Hindu mantras opened Douglas County Commissioners meet for 1st time

Just before the Douglas County Board of Commissioners historic Hindu invocation, from left to right, are— Commissioner Doug N. Johnson, Board Chair Lee Bonner, Hindu statesman Rajan Zed, Board Vice Chair Nancy McDermid, Commissioner Michael A. Olson and Commissioner Greg Lynn.

Douglas County Board of Commissioners began its meeting at Lake Tahoe (Stateline, Nevada) with Hindu invocation on August 16 for the first time since its 1861 formation, containing verses from world’s oldest existing scripture.

Reno based Hindu statesman Rajan Zed delivered the opening prayer from ancient Sanskrit scriptures before the County Board of Supervisors. After Sanskrit delivery, he then read the English translation of the prayer. Sanskrit is considered a sacred language in Hinduism and root language of Indo-European languages.

Zed, who is the President of Universal Society of Hinduism, recited from Rig-Veda, the oldest scripture of the world still in common use, besides lines from Upanishads and Bhagavad-Gita (Song of the Lord), both ancient Hindu scriptures.
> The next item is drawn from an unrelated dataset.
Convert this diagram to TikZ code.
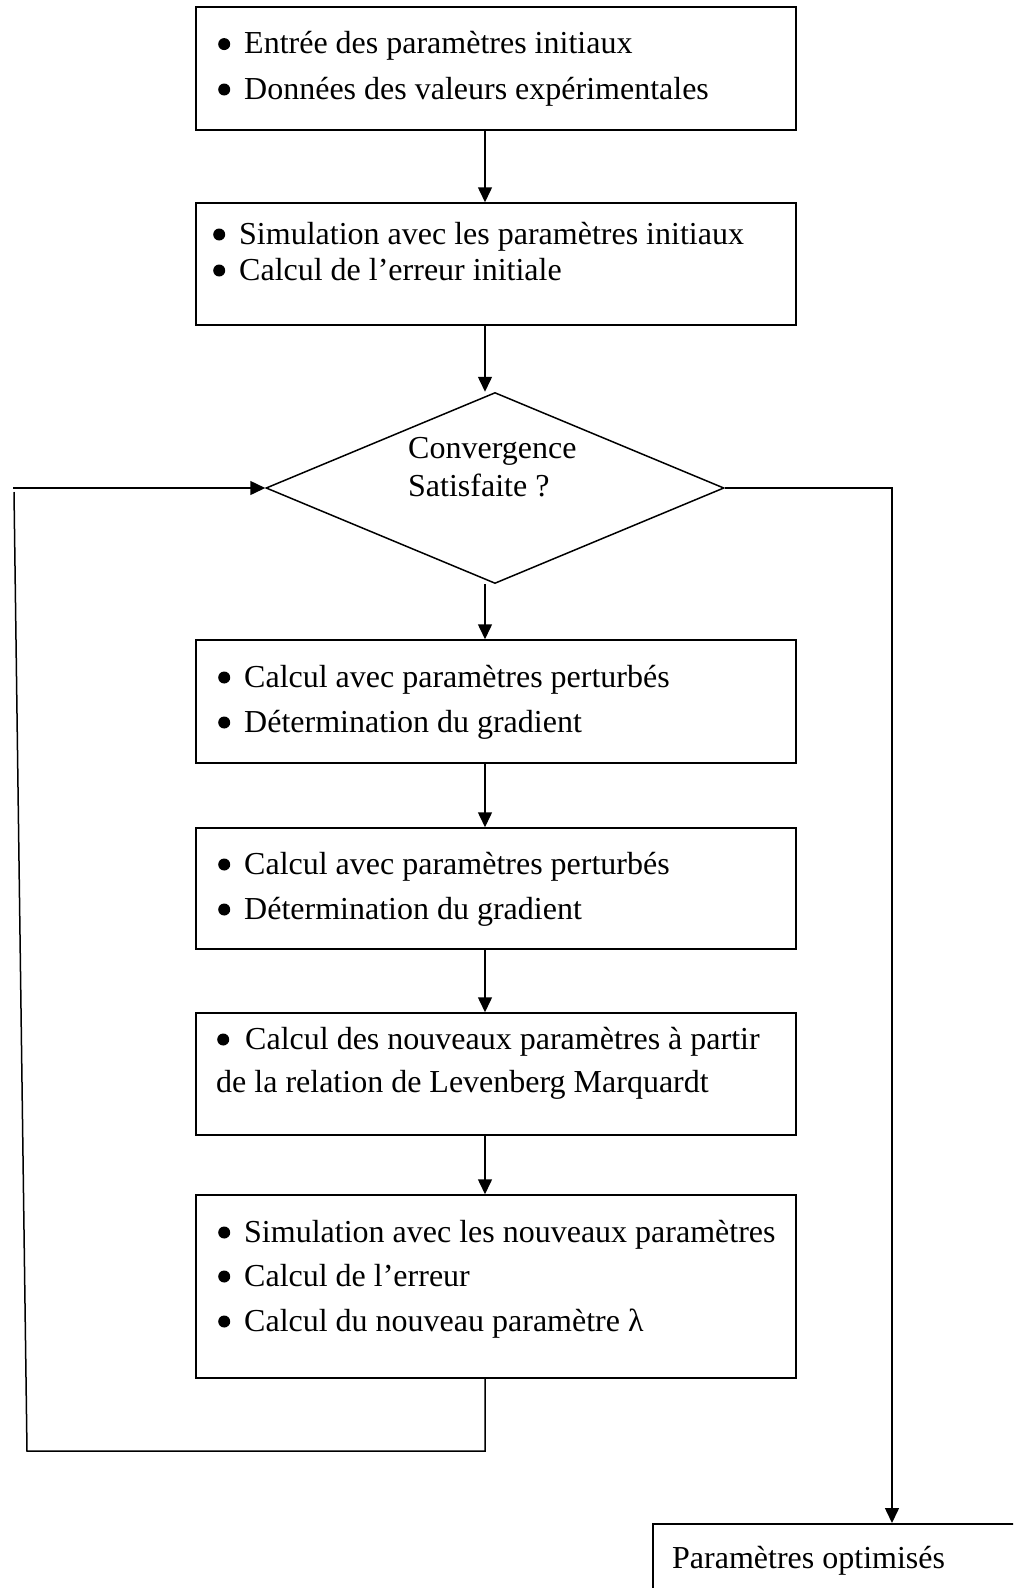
\documentclass[tikz,border=0pt]{standalone}
\usepackage{fontspec}
\setmainfont{Liberation Serif}
\usetikzlibrary{arrows.meta,shapes.geometric}
\newcommand{\mybul}[1][26pt]{\makebox[#1][l]{\raisebox{3.5pt}{\tikz\fill[black] (0pt,0pt) circle[radius=6pt];}}}
\begin{document}
\begin{tikzpicture}[x=1pt,y=-1pt,
  box/.style={draw, line width=1.5pt, inner sep=0pt},
  txt/.style={anchor=west, inner sep=0pt, font=\fontsize{32}{38}\selectfont, text height=24pt, text depth=8pt},
  conn/.style={line width=1.5pt},
  arr/.style={line width=1.5pt, -{Triangle[length=15pt,width=14pt]}}]
\useasboundingbox (0,0) rectangle (1013,1588);
\clip (0,0) rectangle (1013,1588);
\fill[white] (0,0) rectangle (1013,1588);
% columns
\coordinate (c) at (485,0);
\coordinate (rc) at (892,0);
\coordinate (ls) at (13,0);
\coordinate (lb) at (27,1451);
\coordinate (lt) at (14,492);
% boxes
\node[box, minimum width=600pt, minimum height=123pt] (b1) at (496,68.5) {};
\node[box, minimum width=600pt, minimum height=122pt] (b2) at (496,264) {};
\node[box, diamond, minimum width=458pt, minimum height=191pt] (dec) at (495,488) {};
\node[box, minimum width=600pt, minimum height=123pt] (b3) at (496,701.5) {};
\node[box, minimum width=600pt, minimum height=121pt] (b4) at (496,888.5) {};
\node[box, minimum width=600pt, minimum height=122pt] (b5) at (496,1074) {};
\node[box, minimum width=600pt, minimum height=183pt] (b6) at (496,1286.5) {};
\node[box, anchor=north west, minimum width=420pt, minimum height=120pt] (fin) at (652,1523) {};
% texts
\node[txt] (t1a) at (218,45.6) {\mybul Entrée des paramètres initiaux};
\node[txt] (t1b) at (218,91) {\mybul Données des valeurs expérimentales};
\node[txt] (t2a) at (213,236) {\mybul Simulation avec les paramètres initiaux};
\node[txt] (t2b) at (213,272) {\mybul Calcul de l’erreur initiale};
\node[txt] (td1) at (408,450) {Convergence};
\node[txt] (td2) at (408,488) {Satisfaite ?};
\node[txt] (t3a) at (218,679) {\mybul Calcul avec paramètres perturbés};
\node[txt] (t3b) at (218,724) {\mybul Détermination du gradient};
\node[txt] (t4a) at (218,866) {\mybul Calcul avec paramètres perturbés};
\node[txt] (t4b) at (218,911) {\mybul Détermination du gradient};
\node[txt] (t5a) at (217,1041) {\mybul[28pt]Calcul des nouveaux paramètres à partir};
\node[txt] (t5b) at (216,1084) {de la relation de Levenberg Marquardt};
\node[txt] (t6a) at (218,1234) {\mybul Simulation avec les nouveaux paramètres};
\node[txt] (t6b) at (218,1278) {\mybul Calcul de l’erreur};
\node[txt] (t6c) at (218,1323) {\mybul Calcul du nouveau paramètre λ};
\node[txt] (tf) at (672,1560) {Paramètres optimisés};
% connectors
\draw[arr] (b1.south -| c) -- (b2.north -| c);
\draw[arr] (b2.south -| c) -- (c |- dec.north);
\draw[arr] (c |- dec.south) -- (b3.north -| c);
\draw[arr] (b3.south -| c) -- (b4.north -| c);
\draw[arr] (b4.south -| c) -- (b5.north -| c);
\draw[arr] (b5.south -| c) -- (b6.north -| c);
\draw[conn] (b6.south -| c) -- (c |- lb) -- (lb) -- (lt);
\draw[arr] (ls |- dec.west) -- (dec.west);
\draw[arr] (dec.east) -- (dec.east -| rc) -- (rc |- fin.north);
\end{tikzpicture}
\end{document}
He started and ended the prayer with “Om”, the mystical syllable containing the universe, which in Hinduism is used to introduce and conclude religious work.

Reciting from Brahadaranyakopanishad, Rajan Zed said “Asato ma sad gamaya, Tamaso ma jyotir gamaya, Mrtyor mamrtam gamaya”, which he then translated as “Lead me from the unreal to the Real, Lead me from darkness to Light, and Lead me from death to Immortality.” Reciting from Bhagavad-Gita, Zed urged Supervisors to keep the welfare of others always in mind. Supervisors, county employees and public were seen standing in prayer mode with their heads bowed down during this invocation.
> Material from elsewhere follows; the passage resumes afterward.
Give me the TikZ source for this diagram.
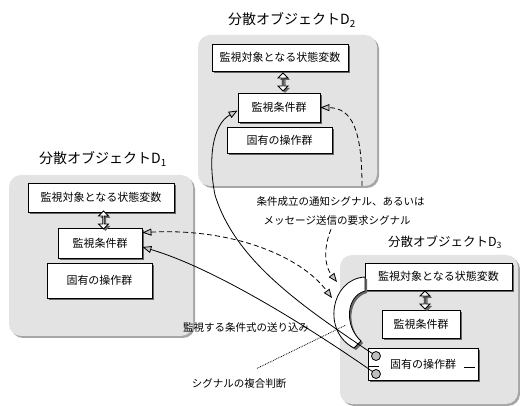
\documentclass[tikz,border=0pt]{standalone}
\usepackage{fontspec}
\setmainfont{Noto Sans CJK JP}
\usetikzlibrary{arrows.meta, shapes.arrows}
\tikzset{
  shadowed/.style = {preaction={fill=#1,
                     transform canvas={xshift=2pt, yshift=-2pt}}},
  objbox/.style   = {shape=rectangle, rounded corners=12pt, fill=gray!22,
                     shadowed=gray!70},
  part/.style     = {shape=rectangle, draw, fill=white, inner sep=0pt,
                     font=\fontsize{11}{13}\selectfont, shadowed=black!60},
  objtitle/.style = {font=\fontsize{14}{16}\selectfont},
  link/.style     = {shape=double arrow, shape border rotate=90, draw,
                     fill=white, inner sep=0pt, minimum height=18pt,
                     minimum width=10pt, double arrow head extend=2.5pt,
                     shadowed=black!60},
  port/.style     = {shape=circle, draw, fill=gray!50, minimum size=9pt,
                     inner sep=0pt},
  note/.style     = {font=\fontsize{10.5}{19}\selectfont},
  sigtip/.tip     = {Triangle[length=9pt, width=7pt, fill=gray!45]}
}

\begin{document}
\begin{tikzpicture}
  [
    x           = 1pt,
    y           = -1pt,
    line width  = 0.8pt,
    every node/.style = {font=\fontsize{11}{13}\selectfont}
  ]
  \useasboundingbox (0,0) rectangle (520,406);

  % D2
  \node [objbox, minimum width=179pt, minimum height=151pt] (obj2) at (287.5,110.5) {};
  \node [objtitle] (name2) at (292,20) {分散オブジェクトD\textsubscript{2}};
  \node [part, minimum width=136pt, minimum height=27pt] (state2) at (280,57.5) {監視対象となる状態変数};
  \node [part, minimum width=82pt, minimum height=29pt] (cond2) at (279,107.5) {監視条件群};
  \node [part, minimum width=105pt, minimum height=26pt] (ops2) at (279.5,140) {固有の操作群};
  \node [link] (link2) at (283,82) {};

  % D1
  \node [objbox, minimum width=184pt, minimum height=161pt] (obj1) at (101,255.5) {};
  \node [objtitle] (name1) at (103,159) {分散オブジェクトD\textsubscript{1}};
  \node [part, minimum width=146pt, minimum height=29pt] (state1) at (101,197.5) {監視対象となる状態変数};
  \node [part, minimum width=84pt, minimum height=30pt] (cond1) at (100,243) {監視条件群};
  \node [part, minimum width=105pt, minimum height=35pt] (ops1) at (99.5,280.5) {固有の操作群};
  \node [link] (link1) at (103.5,220) {};

  % D3
  \node [objbox, minimum width=178pt, minimum height=149pt] (obj3) at (429,329.5) {};
  \node [objtitle, font=\fontsize{12.5}{15}\selectfont] (name3) at (445,242) {分散オブジェクトD\textsubscript{3}};
  \node [part, minimum width=147pt, minimum height=27pt] (state3) at (438.5,276.5) {監視対象となる状態変数};
  \node [part, minimum width=78pt, minimum height=28pt] (cond3) at (421,324) {監視条件群};
  \node [part, minimum width=110pt, minimum height=32pt] (ops3) at (423,364) {固有の操作群};
  \node [link] (link3) at (425,300) {};
  \node [port] (port1) at (376,356) {};
  \node [port] (port2) at (376,374) {};
  \draw ([yshift=-2pt]ops3.west) -- ++(11,0);
  \draw ([xshift=-14pt,yshift=-3pt]ops3.east) -- ++(11,0);

  \draw [fill=white, shadowed=black!60]
    (365,277) .. controls (330,279) and (322,332) .. (354,348) -- (361,341)
    .. controls (344,326) and (346,296) .. (365,291) -- cycle;

  \coordinate (hit1)  at (332,298);
  \coordinate (hit2)  at (337,282);
  \coordinate (edge2) at (362,186);
  \coordinate (mix)   at (346,325);

  \node [note, align=left, anchor=north west] (sigtext) at (253,193)
    {条件成立の通知シグナル、あるいは\\\hspace{7pt}メッセージ送信の要求シグナル};
  \node [note] (feed)  at (246,328) {監視する条件式の送り込み};
  \node [note] (judge) at (239,384) {シグナルの複合判断};

  \draw [-sigtip] (port1) .. controls (300,305) and (235,260) .. (215,195)
    .. controls (208,160) and (212,125) .. ([yshift=-3pt]cond2.west);
  \draw [-sigtip] (port2) .. controls (320,335) and (220,270) .. ([yshift=-4pt]cond1.east);
  \draw [dash pattern=on 5pt off 3pt, sigtip-sigtip] ([yshift=-5pt]cond1.north east)
    .. controls (230,228) and (300,255) .. (hit1);
  \draw [dash pattern=on 5pt off 3pt, -sigtip] ([xshift=78pt]sigtext.south west)
    .. controls (322,252) and (326,268) .. (hit2);
  \draw [dash pattern=on 5pt off 3pt, -sigtip] (edge2)
    .. controls (362,130) and (352,108) .. (cond2.east);
  \draw [densely dotted] ([xshift=18pt,yshift=7pt]judge.north) -- (mix);
\end{tikzpicture}
\end{document}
Wearing saffron colored attire, a ruddraksh mala (rosary), and traditional sandalpaste tilak (religious mark) on the forehead, Zed sprinkled few drops of water from river Ganga of India, considered holy by Hindus, around the podium before the prayer. Board Chair Lee Bonner welcomed and thanked Zed. “It is a historic moment of pride for the community when the prayers from ancient Sanskrit scriptures are being read in this great hall of democracy of this great county of Douglas”, Zed stated before starting the invocation.

Rajan Zed is a global Hindu and interfaith leader, who besides taking up the cause of religion worldwide, has also raised huge voice against the apartheid faced by about 15-million Roma (Gypsies) in Europe. Bestowed with World Interfaith Leader Award; Zed is Senior Fellow and Religious Advisor to Foundation for Religious Diplomacy, Spiritual Advisor to National Association of Interchurch & Interfaith Families, Director Interfaith Relations of Nevada Clergy Association, etc.

Hinduism, oldest and third largest religion of the world, has about one billion adherents and moksh (liberation) is its ultimate goal. There are about three million Hindus in USA.

Douglas County, headquartered in Minden, is home to about 13.2% of Lake Tahoe, part of Toiyabe National Forest, Starbucks roasting plant and 23 landmarks listed on National Register of Historic Places. Nancy McDermid and Steve Mokrohisky are Board Vice Chair and County Manager respectively.